Recorded information:

--- start ---

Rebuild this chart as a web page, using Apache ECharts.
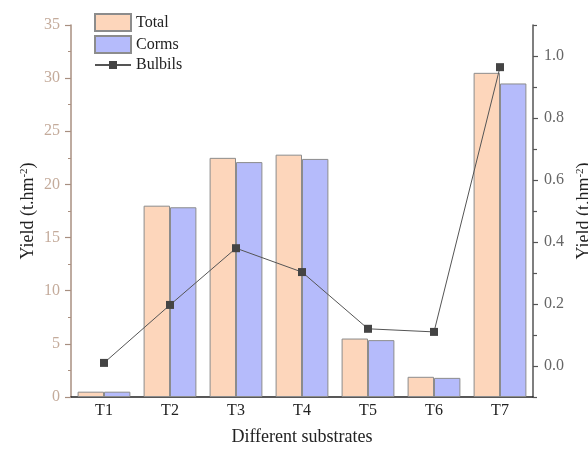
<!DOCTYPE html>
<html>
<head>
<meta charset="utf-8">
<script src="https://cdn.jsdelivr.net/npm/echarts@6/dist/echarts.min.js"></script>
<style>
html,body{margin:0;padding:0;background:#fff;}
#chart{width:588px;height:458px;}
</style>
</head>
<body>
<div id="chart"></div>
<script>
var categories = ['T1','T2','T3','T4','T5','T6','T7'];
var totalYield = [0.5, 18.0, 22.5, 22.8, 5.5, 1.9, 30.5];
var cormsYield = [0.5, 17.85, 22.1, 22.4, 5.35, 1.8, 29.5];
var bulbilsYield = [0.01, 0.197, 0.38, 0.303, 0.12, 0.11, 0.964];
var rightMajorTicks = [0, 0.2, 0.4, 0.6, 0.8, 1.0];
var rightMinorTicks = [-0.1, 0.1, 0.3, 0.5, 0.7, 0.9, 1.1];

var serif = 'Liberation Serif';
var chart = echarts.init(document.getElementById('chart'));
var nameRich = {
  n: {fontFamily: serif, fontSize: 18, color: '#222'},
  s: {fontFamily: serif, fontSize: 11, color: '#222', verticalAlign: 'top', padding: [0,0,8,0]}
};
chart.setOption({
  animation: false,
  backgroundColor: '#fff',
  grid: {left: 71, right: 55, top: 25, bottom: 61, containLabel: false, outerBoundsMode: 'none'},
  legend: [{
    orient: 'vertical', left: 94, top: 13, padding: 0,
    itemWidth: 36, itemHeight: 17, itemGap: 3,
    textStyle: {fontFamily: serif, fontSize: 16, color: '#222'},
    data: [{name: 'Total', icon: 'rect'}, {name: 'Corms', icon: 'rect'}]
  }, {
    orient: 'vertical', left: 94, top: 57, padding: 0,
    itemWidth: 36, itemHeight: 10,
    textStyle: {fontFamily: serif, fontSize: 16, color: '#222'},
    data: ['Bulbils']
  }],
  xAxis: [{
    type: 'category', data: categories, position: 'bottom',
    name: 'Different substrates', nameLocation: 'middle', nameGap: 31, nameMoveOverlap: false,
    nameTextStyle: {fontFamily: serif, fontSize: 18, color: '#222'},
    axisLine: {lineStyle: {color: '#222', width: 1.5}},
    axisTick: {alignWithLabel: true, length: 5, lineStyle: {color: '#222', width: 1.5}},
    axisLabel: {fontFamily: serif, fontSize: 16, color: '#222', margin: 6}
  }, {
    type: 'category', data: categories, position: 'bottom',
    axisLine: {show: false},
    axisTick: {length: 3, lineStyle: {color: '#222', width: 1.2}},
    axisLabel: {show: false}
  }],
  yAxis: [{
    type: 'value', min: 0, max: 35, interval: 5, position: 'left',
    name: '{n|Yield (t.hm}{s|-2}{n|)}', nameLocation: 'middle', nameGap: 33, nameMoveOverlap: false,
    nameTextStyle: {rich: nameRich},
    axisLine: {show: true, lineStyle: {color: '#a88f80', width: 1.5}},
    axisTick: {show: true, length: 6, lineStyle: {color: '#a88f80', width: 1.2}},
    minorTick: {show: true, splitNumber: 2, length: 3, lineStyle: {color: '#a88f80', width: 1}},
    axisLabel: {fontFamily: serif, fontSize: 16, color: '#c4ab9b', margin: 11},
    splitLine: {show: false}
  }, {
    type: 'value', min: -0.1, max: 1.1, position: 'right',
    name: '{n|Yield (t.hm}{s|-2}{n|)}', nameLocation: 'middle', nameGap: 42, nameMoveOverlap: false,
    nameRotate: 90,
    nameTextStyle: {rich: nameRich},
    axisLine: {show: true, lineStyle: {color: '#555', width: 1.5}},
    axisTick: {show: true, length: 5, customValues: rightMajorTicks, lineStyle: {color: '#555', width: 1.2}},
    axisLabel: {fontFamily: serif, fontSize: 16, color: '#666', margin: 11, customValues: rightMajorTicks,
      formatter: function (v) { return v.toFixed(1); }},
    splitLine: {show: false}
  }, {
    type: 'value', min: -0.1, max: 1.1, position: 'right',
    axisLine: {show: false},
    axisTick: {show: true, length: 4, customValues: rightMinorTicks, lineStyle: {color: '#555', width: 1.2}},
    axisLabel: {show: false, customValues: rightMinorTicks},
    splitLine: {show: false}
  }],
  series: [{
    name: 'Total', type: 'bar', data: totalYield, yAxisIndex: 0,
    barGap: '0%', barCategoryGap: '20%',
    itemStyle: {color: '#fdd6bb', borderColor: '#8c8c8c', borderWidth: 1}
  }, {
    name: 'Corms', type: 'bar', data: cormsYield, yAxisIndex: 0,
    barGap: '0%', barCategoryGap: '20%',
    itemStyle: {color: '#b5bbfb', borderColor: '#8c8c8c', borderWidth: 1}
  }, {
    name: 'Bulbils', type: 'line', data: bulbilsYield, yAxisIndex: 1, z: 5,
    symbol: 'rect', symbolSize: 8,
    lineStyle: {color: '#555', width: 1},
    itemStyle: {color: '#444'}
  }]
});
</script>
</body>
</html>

--- end ---

The data above needs to be retyped exactly, with the images left out.

Solution:
Rebuild this chart as a web page, using Apache ECharts.
<!DOCTYPE html>
<html>
<head>
<meta charset="utf-8">
<script src="https://cdn.jsdelivr.net/npm/echarts@6/dist/echarts.min.js"></script>
<style>
html,body{margin:0;padding:0;background:#fff;}
#chart{width:588px;height:458px;}
</style>
</head>
<body>
<div id="chart"></div>
<script>
var categories = ['T1','T2','T3','T4','T5','T6','T7'];
var totalYield = [0.5, 18.0, 22.5, 22.8, 5.5, 1.9, 30.5];
var cormsYield = [0.5, 17.85, 22.1, 22.4, 5.35, 1.8, 29.5];
var bulbilsYield = [0.01, 0.197, 0.38, 0.303, 0.12, 0.11, 0.964];
var rightMajorTicks = [0, 0.2, 0.4, 0.6, 0.8, 1.0];
var rightMinorTicks = [-0.1, 0.1, 0.3, 0.5, 0.7, 0.9, 1.1];

var serif = 'Liberation Serif';
var chart = echarts.init(document.getElementById('chart'));
var nameRich = {
  n: {fontFamily: serif, fontSize: 18, color: '#222'},
  s: {fontFamily: serif, fontSize: 11, color: '#222', verticalAlign: 'top', padding: [0,0,8,0]}
};
chart.setOption({
  animation: false,
  backgroundColor: '#fff',
  grid: {left: 71, right: 55, top: 25, bottom: 61, containLabel: false, outerBoundsMode: 'none'},
  legend: [{
    orient: 'vertical', left: 94, top: 13, padding: 0,
    itemWidth: 36, itemHeight: 17, itemGap: 3,
    textStyle: {fontFamily: serif, fontSize: 16, color: '#222'},
    data: [{name: 'Total', icon: 'rect'}, {name: 'Corms', icon: 'rect'}]
  }, {
    orient: 'vertical', left: 94, top: 57, padding: 0,
    itemWidth: 36, itemHeight: 10,
    textStyle: {fontFamily: serif, fontSize: 16, color: '#222'},
    data: ['Bulbils']
  }],
  xAxis: [{
    type: 'category', data: categories, position: 'bottom',
    name: 'Different substrates', nameLocation: 'middle', nameGap: 31, nameMoveOverlap: false,
    nameTextStyle: {fontFamily: serif, fontSize: 18, color: '#222'},
    axisLine: {lineStyle: {color: '#222', width: 1.5}},
    axisTick: {alignWithLabel: true, length: 5, lineStyle: {color: '#222', width: 1.5}},
    axisLabel: {fontFamily: serif, fontSize: 16, color: '#222', margin: 6}
  }, {
    type: 'category', data: categories, position: 'bottom',
    axisLine: {show: false},
    axisTick: {length: 3, lineStyle: {color: '#222', width: 1.2}},
    axisLabel: {show: false}
  }],
  yAxis: [{
    type: 'value', min: 0, max: 35, interval: 5, position: 'left',
    name: '{n|Yield (t.hm}{s|-2}{n|)}', nameLocation: 'middle', nameGap: 33, nameMoveOverlap: false,
    nameTextStyle: {rich: nameRich},
    axisLine: {show: true, lineStyle: {color: '#a88f80', width: 1.5}},
    axisTick: {show: true, length: 6, lineStyle: {color: '#a88f80', width: 1.2}},
    minorTick: {show: true, splitNumber: 2, length: 3, lineStyle: {color: '#a88f80', width: 1}},
    axisLabel: {fontFamily: serif, fontSize: 16, color: '#c4ab9b', margin: 11},
    splitLine: {show: false}
  }, {
    type: 'value', min: -0.1, max: 1.1, position: 'right',
    name: '{n|Yield (t.hm}{s|-2}{n|)}', nameLocation: 'middle', nameGap: 42, nameMoveOverlap: false,
    nameRotate: 90,
    nameTextStyle: {rich: nameRich},
    axisLine: {show: true, lineStyle: {color: '#555', width: 1.5}},
    axisTick: {show: true, length: 5, customValues: rightMajorTicks, lineStyle: {color: '#555', width: 1.2}},
    axisLabel: {fontFamily: serif, fontSize: 16, color: '#666', margin: 11, customValues: rightMajorTicks,
      formatter: function (v) { return v.toFixed(1); }},
    splitLine: {show: false}
  }, {
    type: 'value', min: -0.1, max: 1.1, position: 'right',
    axisLine: {show: false},
    axisTick: {show: true, length: 4, customValues: rightMinorTicks, lineStyle: {color: '#555', width: 1.2}},
    axisLabel: {show: false, customValues: rightMinorTicks},
    splitLine: {show: false}
  }],
  series: [{
    name: 'Total', type: 'bar', data: totalYield, yAxisIndex: 0,
    barGap: '0%', barCategoryGap: '20%',
    itemStyle: {color: '#fdd6bb', borderColor: '#8c8c8c', borderWidth: 1}
  }, {
    name: 'Corms', type: 'bar', data: cormsYield, yAxisIndex: 0,
    barGap: '0%', barCategoryGap: '20%',
    itemStyle: {color: '#b5bbfb', borderColor: '#8c8c8c', borderWidth: 1}
  }, {
    name: 'Bulbils', type: 'line', data: bulbilsYield, yAxisIndex: 1, z: 5,
    symbol: 'rect', symbolSize: 8,
    lineStyle: {color: '#555', width: 1},
    itemStyle: {color: '#444'}
  }]
});
</script>
</body>
</html>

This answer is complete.